*COLLECTED DATA*
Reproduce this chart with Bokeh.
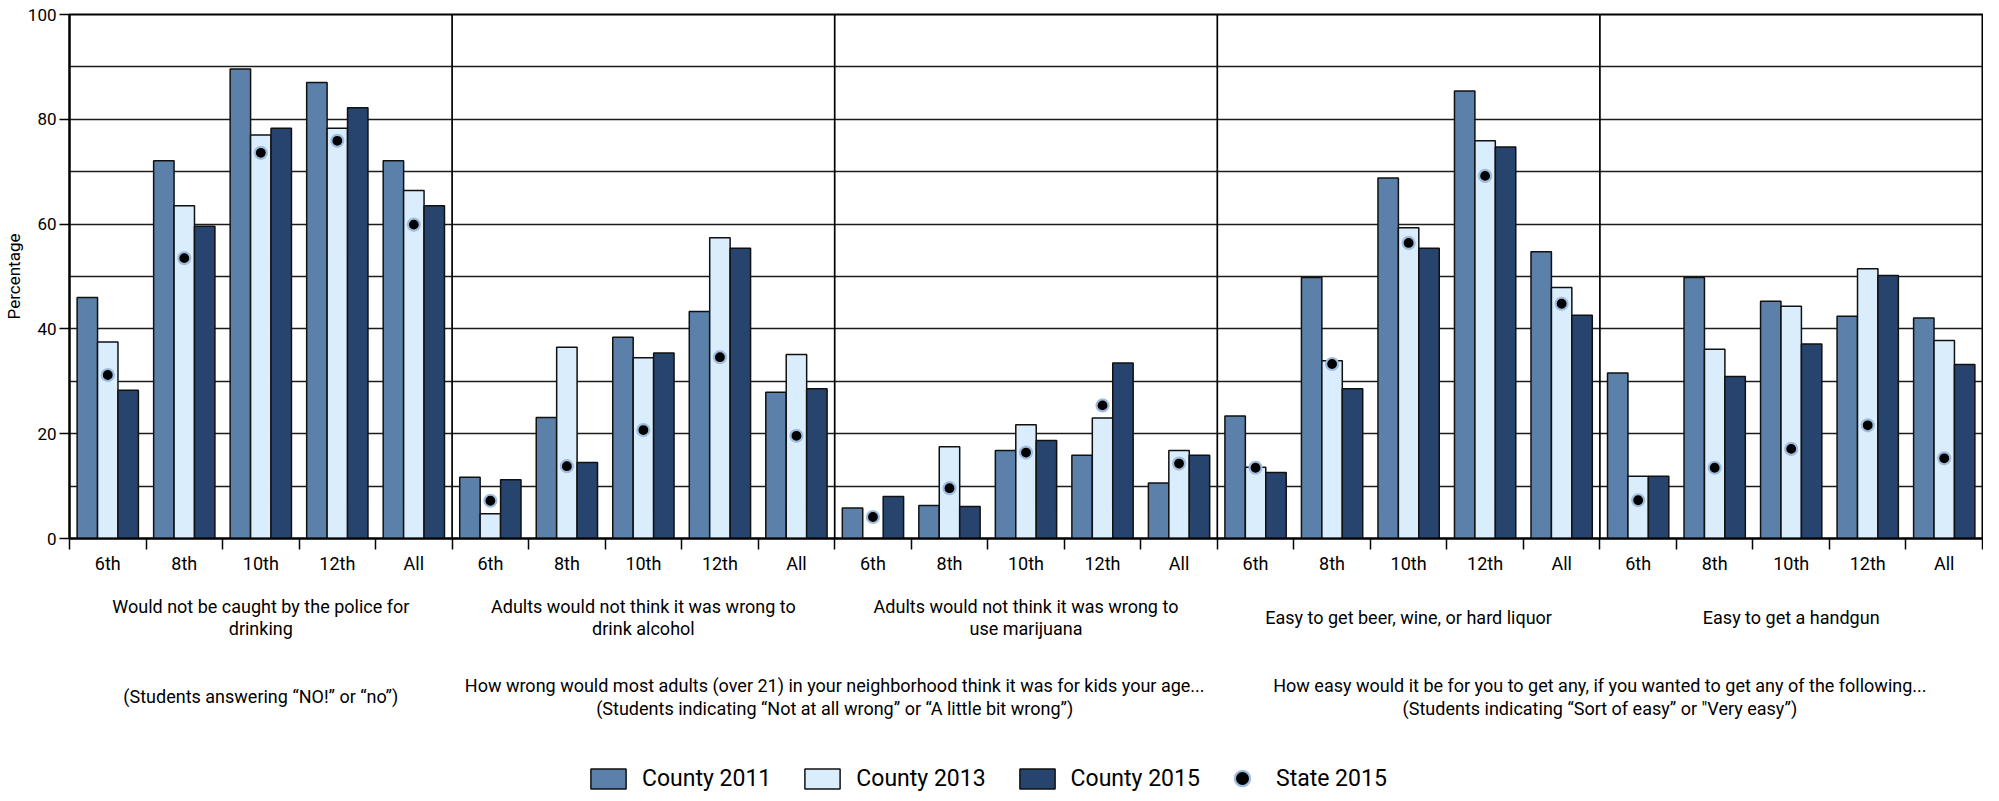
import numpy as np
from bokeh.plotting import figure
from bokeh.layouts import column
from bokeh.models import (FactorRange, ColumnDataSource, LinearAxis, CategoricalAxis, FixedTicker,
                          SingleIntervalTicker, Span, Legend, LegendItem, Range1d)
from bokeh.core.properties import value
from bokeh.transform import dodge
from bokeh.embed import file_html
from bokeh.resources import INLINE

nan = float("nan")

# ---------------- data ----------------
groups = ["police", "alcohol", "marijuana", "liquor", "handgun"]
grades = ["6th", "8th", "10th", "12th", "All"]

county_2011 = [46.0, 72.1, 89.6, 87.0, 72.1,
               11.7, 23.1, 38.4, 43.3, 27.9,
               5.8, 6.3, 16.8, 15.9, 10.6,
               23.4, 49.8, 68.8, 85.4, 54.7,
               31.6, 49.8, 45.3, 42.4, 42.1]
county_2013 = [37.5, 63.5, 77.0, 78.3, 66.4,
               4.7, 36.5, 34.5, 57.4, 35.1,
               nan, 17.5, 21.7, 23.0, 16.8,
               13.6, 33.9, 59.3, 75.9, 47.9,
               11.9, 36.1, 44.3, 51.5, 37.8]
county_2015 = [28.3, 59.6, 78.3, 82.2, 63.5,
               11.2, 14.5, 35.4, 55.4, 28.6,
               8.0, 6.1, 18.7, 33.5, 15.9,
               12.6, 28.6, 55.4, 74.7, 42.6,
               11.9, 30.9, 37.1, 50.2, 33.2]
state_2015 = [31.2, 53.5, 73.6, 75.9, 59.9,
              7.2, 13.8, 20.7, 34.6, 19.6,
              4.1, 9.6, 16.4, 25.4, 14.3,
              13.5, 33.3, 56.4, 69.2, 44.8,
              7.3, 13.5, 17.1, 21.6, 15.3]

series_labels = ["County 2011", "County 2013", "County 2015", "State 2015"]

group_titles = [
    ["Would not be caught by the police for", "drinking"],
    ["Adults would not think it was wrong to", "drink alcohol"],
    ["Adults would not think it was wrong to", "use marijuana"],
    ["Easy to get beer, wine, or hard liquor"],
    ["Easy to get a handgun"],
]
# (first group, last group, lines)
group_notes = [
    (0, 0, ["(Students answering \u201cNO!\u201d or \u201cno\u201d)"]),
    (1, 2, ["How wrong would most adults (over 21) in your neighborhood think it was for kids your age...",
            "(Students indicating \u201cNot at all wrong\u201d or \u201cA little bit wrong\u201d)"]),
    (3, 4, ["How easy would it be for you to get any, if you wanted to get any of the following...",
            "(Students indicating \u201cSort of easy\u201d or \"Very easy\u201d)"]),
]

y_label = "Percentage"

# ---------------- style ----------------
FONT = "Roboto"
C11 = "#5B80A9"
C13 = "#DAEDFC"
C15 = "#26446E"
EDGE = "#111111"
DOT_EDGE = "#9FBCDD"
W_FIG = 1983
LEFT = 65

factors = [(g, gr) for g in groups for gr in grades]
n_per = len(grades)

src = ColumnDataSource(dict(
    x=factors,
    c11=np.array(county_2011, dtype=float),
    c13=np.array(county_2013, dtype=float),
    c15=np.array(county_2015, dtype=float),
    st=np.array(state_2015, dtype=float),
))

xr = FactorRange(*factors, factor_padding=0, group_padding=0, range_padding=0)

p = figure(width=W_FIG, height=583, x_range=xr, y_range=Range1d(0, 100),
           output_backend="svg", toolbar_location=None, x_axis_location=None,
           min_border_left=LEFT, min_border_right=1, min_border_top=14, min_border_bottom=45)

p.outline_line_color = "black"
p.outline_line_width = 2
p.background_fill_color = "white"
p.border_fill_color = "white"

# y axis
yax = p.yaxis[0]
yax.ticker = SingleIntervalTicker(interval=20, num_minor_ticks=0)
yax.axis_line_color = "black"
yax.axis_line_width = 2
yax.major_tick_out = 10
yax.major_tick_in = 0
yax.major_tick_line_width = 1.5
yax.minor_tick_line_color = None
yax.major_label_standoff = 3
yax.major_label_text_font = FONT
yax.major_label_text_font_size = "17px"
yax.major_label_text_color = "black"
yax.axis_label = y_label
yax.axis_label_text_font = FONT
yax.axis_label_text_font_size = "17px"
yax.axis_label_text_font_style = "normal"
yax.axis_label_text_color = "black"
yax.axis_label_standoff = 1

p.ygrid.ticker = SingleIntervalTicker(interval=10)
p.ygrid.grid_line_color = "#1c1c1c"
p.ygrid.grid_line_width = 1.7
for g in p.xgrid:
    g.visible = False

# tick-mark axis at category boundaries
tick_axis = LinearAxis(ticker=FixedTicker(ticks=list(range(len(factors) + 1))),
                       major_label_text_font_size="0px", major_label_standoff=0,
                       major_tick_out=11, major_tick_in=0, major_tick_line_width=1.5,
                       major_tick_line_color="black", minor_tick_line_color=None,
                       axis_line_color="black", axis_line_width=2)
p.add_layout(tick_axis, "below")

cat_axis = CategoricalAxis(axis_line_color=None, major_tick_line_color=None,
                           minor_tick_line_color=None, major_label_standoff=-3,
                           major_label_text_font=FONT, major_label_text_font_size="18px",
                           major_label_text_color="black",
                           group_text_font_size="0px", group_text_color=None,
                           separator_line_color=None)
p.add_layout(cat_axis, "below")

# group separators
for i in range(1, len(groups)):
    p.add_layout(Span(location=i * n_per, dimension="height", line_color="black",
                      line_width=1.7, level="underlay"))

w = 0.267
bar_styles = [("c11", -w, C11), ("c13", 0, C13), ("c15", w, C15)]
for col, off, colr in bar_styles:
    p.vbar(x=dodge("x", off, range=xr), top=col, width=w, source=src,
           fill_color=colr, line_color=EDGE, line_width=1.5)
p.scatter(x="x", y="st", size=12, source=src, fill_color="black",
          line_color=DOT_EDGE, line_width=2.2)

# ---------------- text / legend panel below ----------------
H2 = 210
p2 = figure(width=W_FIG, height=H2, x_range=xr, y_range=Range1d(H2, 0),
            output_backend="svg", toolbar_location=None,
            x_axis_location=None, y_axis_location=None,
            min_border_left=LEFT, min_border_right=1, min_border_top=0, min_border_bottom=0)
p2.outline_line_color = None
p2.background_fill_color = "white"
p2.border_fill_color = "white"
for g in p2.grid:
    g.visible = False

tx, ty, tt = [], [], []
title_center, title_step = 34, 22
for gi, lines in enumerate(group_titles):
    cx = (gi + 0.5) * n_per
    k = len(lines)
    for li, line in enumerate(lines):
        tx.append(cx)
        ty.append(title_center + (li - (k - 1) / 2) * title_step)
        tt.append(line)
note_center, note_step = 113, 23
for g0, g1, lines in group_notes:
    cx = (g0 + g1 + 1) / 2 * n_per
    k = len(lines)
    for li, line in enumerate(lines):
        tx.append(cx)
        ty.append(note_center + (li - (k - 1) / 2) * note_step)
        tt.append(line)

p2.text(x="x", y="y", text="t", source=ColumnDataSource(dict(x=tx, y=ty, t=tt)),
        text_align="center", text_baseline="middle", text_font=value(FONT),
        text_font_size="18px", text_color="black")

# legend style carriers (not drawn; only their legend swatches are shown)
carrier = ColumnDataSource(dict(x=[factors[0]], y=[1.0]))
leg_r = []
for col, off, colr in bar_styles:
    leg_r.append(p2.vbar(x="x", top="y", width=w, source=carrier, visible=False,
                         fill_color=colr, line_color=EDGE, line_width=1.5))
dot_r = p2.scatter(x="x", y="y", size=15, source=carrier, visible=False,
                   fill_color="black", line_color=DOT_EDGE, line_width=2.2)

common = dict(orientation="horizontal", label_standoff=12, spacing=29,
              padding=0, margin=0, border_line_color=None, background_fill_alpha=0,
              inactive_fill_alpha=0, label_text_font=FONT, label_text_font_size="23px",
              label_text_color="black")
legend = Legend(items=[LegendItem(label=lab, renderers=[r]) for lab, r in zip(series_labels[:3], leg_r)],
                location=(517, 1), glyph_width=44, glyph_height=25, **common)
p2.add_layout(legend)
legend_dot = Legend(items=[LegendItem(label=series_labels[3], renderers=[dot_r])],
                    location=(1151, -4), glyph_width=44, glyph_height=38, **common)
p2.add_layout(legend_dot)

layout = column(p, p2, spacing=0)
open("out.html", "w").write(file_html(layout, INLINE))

*TO BE DONE*
Pictures are excluded; extract exactly the lines from the start of the data through the line that holds "from bokeh.resources import INLINE", both ends included.

*EXERCISE ANSWER*
Reproduce this chart with Bokeh.
import numpy as np
from bokeh.plotting import figure
from bokeh.layouts import column
from bokeh.models import (FactorRange, ColumnDataSource, LinearAxis, CategoricalAxis, FixedTicker,
                          SingleIntervalTicker, Span, Legend, LegendItem, Range1d)
from bokeh.core.properties import value
from bokeh.transform import dodge
from bokeh.embed import file_html
from bokeh.resources import INLINE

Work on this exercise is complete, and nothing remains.